[start Dataset content]

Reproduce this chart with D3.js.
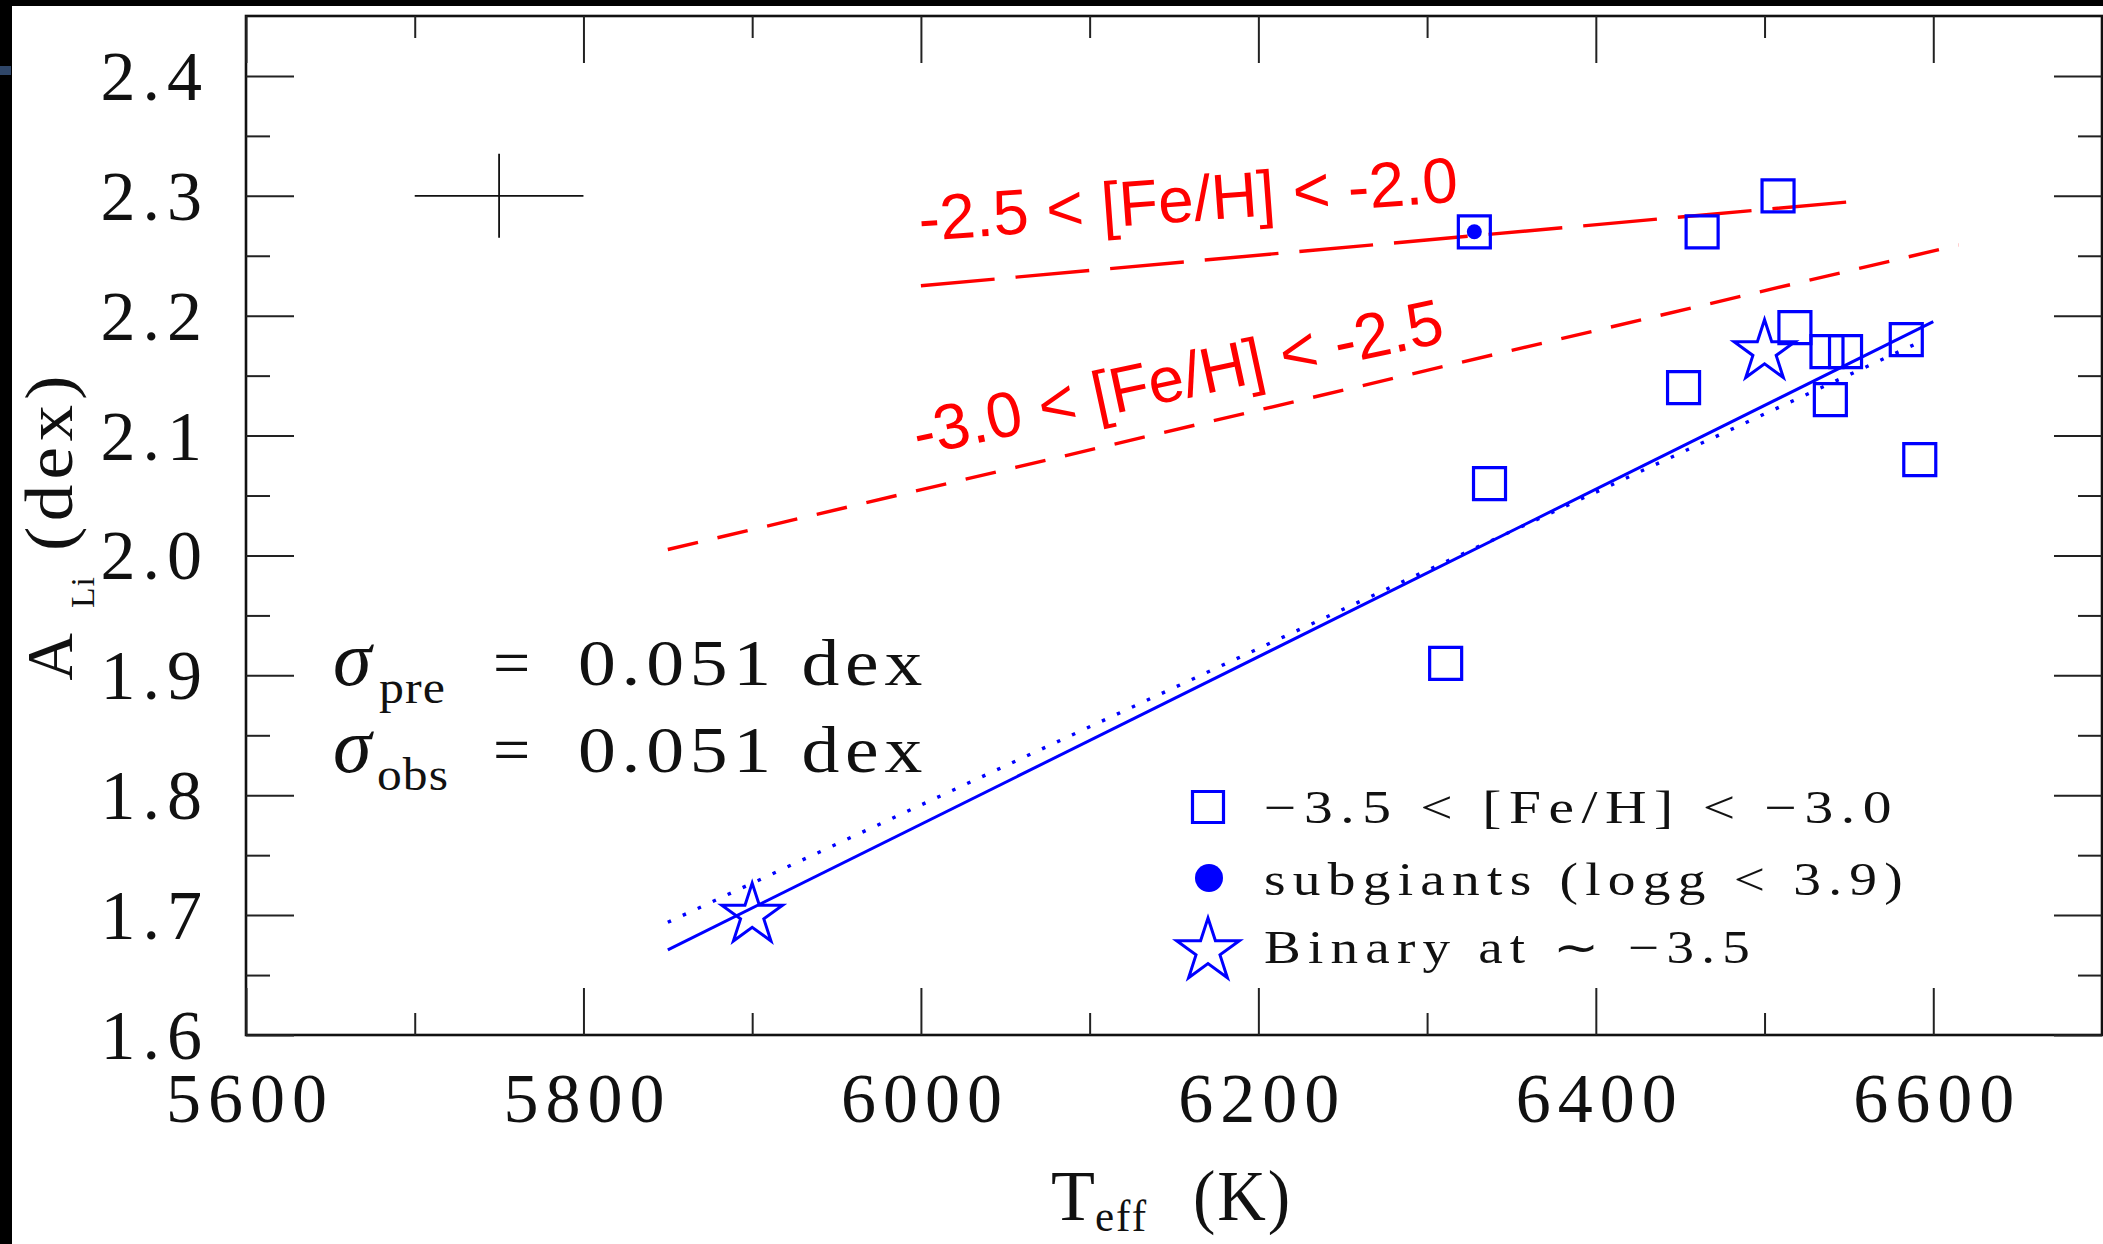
<!DOCTYPE html>
<html>
<head>
<meta charset="utf-8">
<script src="https://cdn.jsdelivr.net/npm/d3@7"></script>
<style>
  html, body { margin: 0; padding: 0; background: #fff; }
  svg { display: block; }
  .serif { font-family: "Liberation Serif", "Times New Roman", serif; fill: #111; }
  .sans { font-family: "Liberation Sans", Arial, sans-serif; }
</style>
</head>
<body>
<svg id="chart" width="2103" height="1244"></svg>
<script>
// Li abundance vs effective temperature, -3.5 < [Fe/H] < -3.0 stars
const starTeff = [6328, 6463, 6508, 6518, 6537, 6548, 6539, 6584, 6592, 6452, 6337, 6311];
const starALi  = [2.27, 2.27, 2.30, 2.19, 2.17, 2.17, 2.13, 2.18, 2.08, 2.14, 2.06, 1.91];

// subgiants (logg < 3.9)
const subgiantTeff = [6328];
const subgiantALi  = [2.27];

// binary system at [Fe/H] ~ -3.5
const binaryTeff = [6500, 5900];
const binaryALi  = [2.17, 1.70];

// linear fits (end points)
const fitTeff      = [5850, 6600];
const fitALi       = [1.671, 2.195];
const fitAltTeff   = [5850, 6595];
const fitAltALi    = [1.694, 2.180];
const metalRichTeff = [6000, 6550];   // -2.5 < [Fe/H] < -2.0
const metalRichALi  = [2.225, 2.295];
const metalMidTeff  = [5850, 6615];   // -3.0 < [Fe/H] < -2.5
const metalMidALi   = [2.005, 2.259];

// typical error bar
const errTeff = [5750];
const errALi = [2.30];
const errTeffHalf = 50;
const errALiHalf = 0.035;

// axes
const xDomain = [5600, 6700];
const yDomain = [1.6, 2.45];
const xMajorTicks = [5600, 5800, 6000, 6200, 6400, 6600];
const xMinorTicks = [5700, 5900, 6100, 6300, 6500];
const yMajorTicks = [1.6, 1.7, 1.8, 1.9, 2.0, 2.1, 2.2, 2.3, 2.4];
const yMinorTicks = [1.65, 1.75, 1.85, 1.95, 2.05, 2.15, 2.25, 2.35];

const legendLabels = ["\u22123.5 < [Fe/H] < \u22123.0", "subgiants (logg < 3.9)", "Binary at \u223C \u22123.5"];
const fitLabels = ["-2.5 < [Fe/H] < -2.0", "-3.0 < [Fe/H] < -2.5"];
const sigmaLabels = [["pre", "0.051 dex"], ["obs", "0.051 dex"]];

const BLUE = "#0000ff", RED = "#ff0000";

const svg = d3.select("#chart");
svg.append("rect").attr("width", 2103).attr("height", 1244).attr("fill", "#fff");
// dark page edges
svg.append("rect").attr("x", 0).attr("y", 0).attr("width", 2103).attr("height", 6).attr("fill", "#000");
svg.append("rect").attr("x", 0).attr("y", 0).attr("width", 12).attr("height", 1244).attr("fill", "#000");
svg.append("rect").attr("x", 0).attr("y", 66).attr("width", 11).attr("height", 9).attr("fill", "#2f4668");

const L = 246, R = 2102, T = 16, B = 1035;
const x = d3.scaleLinear().domain(xDomain).range([L, R]);
const y = d3.scaleLinear().domain(yDomain).range([B, T]);

// frame
svg.append("rect").attr("x", L).attr("y", T).attr("width", R - L).attr("height", B - T)
  .attr("fill", "none").attr("stroke", "#111").attr("stroke-width", 2.6);

function styleAxis(g) {
  g.select(".domain").remove();
  g.selectAll(".tick line").attr("stroke", "#222").attr("stroke-width", 2);
}

// bottom axis
svg.append("g").attr("transform", `translate(0,${B})`)
  .call(d3.axisBottom(x).tickValues(xMajorTicks).tickSizeInner(-47).tickSizeOuter(0).tickFormat(d3.format("d")))
  .call(styleAxis)
  .call(g => g.selectAll("text")
    .attr("class", "serif").attr("y", 87).attr("dy", 0).attr("dx", 3.5)
    .style("font-size", "70px").style("letter-spacing", "7px").attr("fill", "#111"));
svg.append("g").attr("transform", `translate(0,${B})`)
  .call(d3.axisBottom(x).tickValues(xMinorTicks).tickSizeInner(-22).tickSizeOuter(0).tickFormat(""))
  .call(styleAxis);
// top axis
svg.append("g").attr("transform", `translate(0,${T})`)
  .call(d3.axisTop(x).tickValues(xMajorTicks).tickSizeInner(-47).tickSizeOuter(0).tickFormat(""))
  .call(styleAxis);
svg.append("g").attr("transform", `translate(0,${T})`)
  .call(d3.axisTop(x).tickValues(xMinorTicks).tickSizeInner(-22).tickSizeOuter(0).tickFormat(""))
  .call(styleAxis);
// left axis
svg.append("g").attr("transform", `translate(${L},0)`)
  .call(d3.axisLeft(y).tickValues(yMajorTicks).tickSizeInner(-48).tickSizeOuter(0).tickFormat(d3.format(".1f")))
  .call(styleAxis)
  .call(g => g.selectAll("text")
    .attr("class", "serif").attr("x", -37).attr("dy", "0.335em")
    .style("font-size", "70px").style("letter-spacing", "7px").attr("fill", "#111"));
svg.append("g").attr("transform", `translate(${L},0)`)
  .call(d3.axisLeft(y).tickValues(yMinorTicks).tickSizeInner(-24).tickSizeOuter(0).tickFormat(""))
  .call(styleAxis);
// right axis
svg.append("g").attr("transform", `translate(${R},0)`)
  .call(d3.axisRight(y).tickValues(yMajorTicks).tickSizeInner(-48).tickSizeOuter(0).tickFormat(""))
  .call(styleAxis);
svg.append("g").attr("transform", `translate(${R},0)`)
  .call(d3.axisRight(y).tickValues(yMinorTicks).tickSizeInner(-24).tickSizeOuter(0).tickFormat(""))
  .call(styleAxis);

// text stretched to a given width, glyphs widened slightly as in the plotting font
function fit(sel, width, spacing) {
  return sel.style("letter-spacing", spacing + "px")
    .attr("textLength", width).attr("lengthAdjust", "spacingAndGlyphs");
}

// axis titles
const xt = svg.append("g").attr("class", "serif");
xt.append("text").attr("x", 1051).attr("y", 1220).style("font-size", "72px").text("T");
xt.append("text").attr("x", 1095).attr("y", 1231).style("font-size", "44px")
  .call(fit, 53, 2).text("eff");
xt.append("text").attr("x", 1193).attr("y", 1220).style("font-size", "72px")
  .call(fit, 99, 2).text("(K)");

const yt = svg.append("g").attr("class", "serif");
yt.append("text").attr("transform", "translate(72,657) rotate(-90)").attr("text-anchor", "middle")
  .style("font-size", "66px").text("A");
yt.append("text").attr("transform", "translate(94,608) rotate(-90)")
  .style("font-size", "34px").call(fit, 32, 1).text("Li");
yt.append("text").attr("transform", "translate(72,551) rotate(-90)")
  .style("font-size", "68px").call(fit, 181, 5).text("(dex)");

// typical error cross
const err = svg.append("g").attr("stroke", "#111").attr("stroke-width", 1.8);
err.selectAll(".eh").data(errTeff).join("line")
  .attr("x1", (d) => x(d - errTeffHalf)).attr("x2", (d) => x(d + errTeffHalf))
  .attr("y1", (d, i) => y(errALi[i])).attr("y2", (d, i) => y(errALi[i]));
err.selectAll(".ev").data(errTeff).join("line")
  .attr("x1", (d) => x(d)).attr("x2", (d) => x(d))
  .attr("y1", (d, i) => y(errALi[i] - errALiHalf)).attr("y2", (d, i) => y(errALi[i] + errALiHalf));

// fit lines
const line = d3.line().x(d => x(d[0])).y(d => y(d[1]));
function drawFit(teff, ali, color, width, dash) {
  svg.append("path").datum(d3.zip(teff, ali)).attr("d", line)
    .attr("fill", "none").attr("stroke", color).attr("stroke-width", width)
    .attr("stroke-dasharray", dash);
}
drawFit(metalRichTeff, metalRichALi, RED, 3.4, "74,21");
drawFit(metalMidTeff, metalMidALi, RED, 3.4, "31,20");
drawFit(fitTeff, fitALi, BLUE, 3, null);
drawFit(fitAltTeff, fitAltALi, BLUE, 3.4, "3.5,13");

// fit labels
const fitLabelPos = [[920, 241, -4.2], [918, 456, -12.2]];
svg.selectAll(".fitlab").data(fitLabels).join("text")
  .attr("class", "sans").attr("fill", RED).style("font-size", "64px")
  .attr("transform", (d, i) => `translate(${fitLabelPos[i][0]},${fitLabelPos[i][1]}) rotate(${fitLabelPos[i][2]})`)
  .text(d => d);

// symbols
const sqPath = d3.symbol(d3.symbolSquare, 32 * 32)();
const starPath = d3.symbol(d3.symbolStar, 32 * 32 / 0.8908130915292852)();

svg.append("g").selectAll("path").data(d3.zip(starTeff, starALi)).join("path")
  .attr("d", sqPath).attr("transform", d => `translate(${x(d[0])},${y(d[1])})`)
  .attr("fill", "none").attr("stroke", BLUE).attr("stroke-width", 3.2);

svg.append("g").selectAll("circle").data(d3.zip(subgiantTeff, subgiantALi)).join("circle")
  .attr("cx", d => x(d[0])).attr("cy", d => y(d[1])).attr("r", 7.5).attr("fill", BLUE);

svg.append("g").selectAll("path").data(d3.zip(binaryTeff, binaryALi)).join("path")
  .attr("d", starPath).attr("transform", d => `translate(${x(d[0])},${y(d[1])})`)
  .attr("fill", "none").attr("stroke", BLUE).attr("stroke-width", 3)
  .attr("stroke-linejoin", "miter");

// legend
const lg = svg.append("g");
lg.append("path").attr("d", d3.symbol(d3.symbolSquare, 31 * 31)()).attr("transform", "translate(1208,807)")
  .attr("fill", "none").attr("stroke", BLUE).attr("stroke-width", 3.2);
lg.append("circle").attr("cx", 1209).attr("cy", 878).attr("r", 14).attr("fill", BLUE);
lg.append("path").attr("d", d3.symbol(d3.symbolStar, 33 * 33 / 0.8908130915292852)()).attr("transform", "translate(1208,951)")
  .attr("fill", "none").attr("stroke", BLUE).attr("stroke-width", 3);
const legendBase = [823, 895, 963];
const legendWidth = [635, 646, 493];
lg.selectAll("text").data(legendLabels).join("text")
  .attr("class", "serif").attr("x", 1264).attr("y", (d, i) => legendBase[i])
  .style("font-size", "46px").style("letter-spacing", "6px")
  .attr("textLength", (d, i) => legendWidth[i]).attr("lengthAdjust", "spacingAndGlyphs")
  .text(d => d);

// scatter statistics
const sg = svg.append("g").attr("class", "serif");
const rowBase = [685, 772];
const subX = [379, 377], subW = [67, 72];
sigmaLabels.forEach((row, i) => {
  sg.append("text").attr("x", 333).attr("y", rowBase[i]).style("font-size", "78px").style("font-style", "italic").text("\u03C3");
  sg.append("text").attr("x", subX[i]).attr("y", rowBase[i] + 18).style("font-size", "46px")
    .call(fit, subW[i], 1).text(row[0]);
  sg.append("text").attr("x", 493).attr("y", rowBase[i]).style("font-size", "66px").text("=");
  sg.append("text").attr("x", 578).attr("y", rowBase[i]).style("font-size", "66px")
    .call(fit, 350, 5).text(row[1]);
});
</script>
</body>
</html>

[end Dataset content]

## [What needs to be done]
Reproduce the material above exactly, first line through the line that contains "2.14, 2.06, 1.91];", minus the pictures.

## [Answer]
Reproduce this chart with D3.js.
<!DOCTYPE html>
<html>
<head>
<meta charset="utf-8">
<script src="https://cdn.jsdelivr.net/npm/d3@7"></script>
<style>
  html, body { margin: 0; padding: 0; background: #fff; }
  svg { display: block; }
  .serif { font-family: "Liberation Serif", "Times New Roman", serif; fill: #111; }
  .sans { font-family: "Liberation Sans", Arial, sans-serif; }
</style>
</head>
<body>
<svg id="chart" width="2103" height="1244"></svg>
<script>
// Li abundance vs effective temperature, -3.5 < [Fe/H] < -3.0 stars
const starTeff = [6328, 6463, 6508, 6518, 6537, 6548, 6539, 6584, 6592, 6452, 6337, 6311];
const starALi  = [2.27, 2.27, 2.30, 2.19, 2.17, 2.17, 2.13, 2.18, 2.08, 2.14, 2.06, 1.91];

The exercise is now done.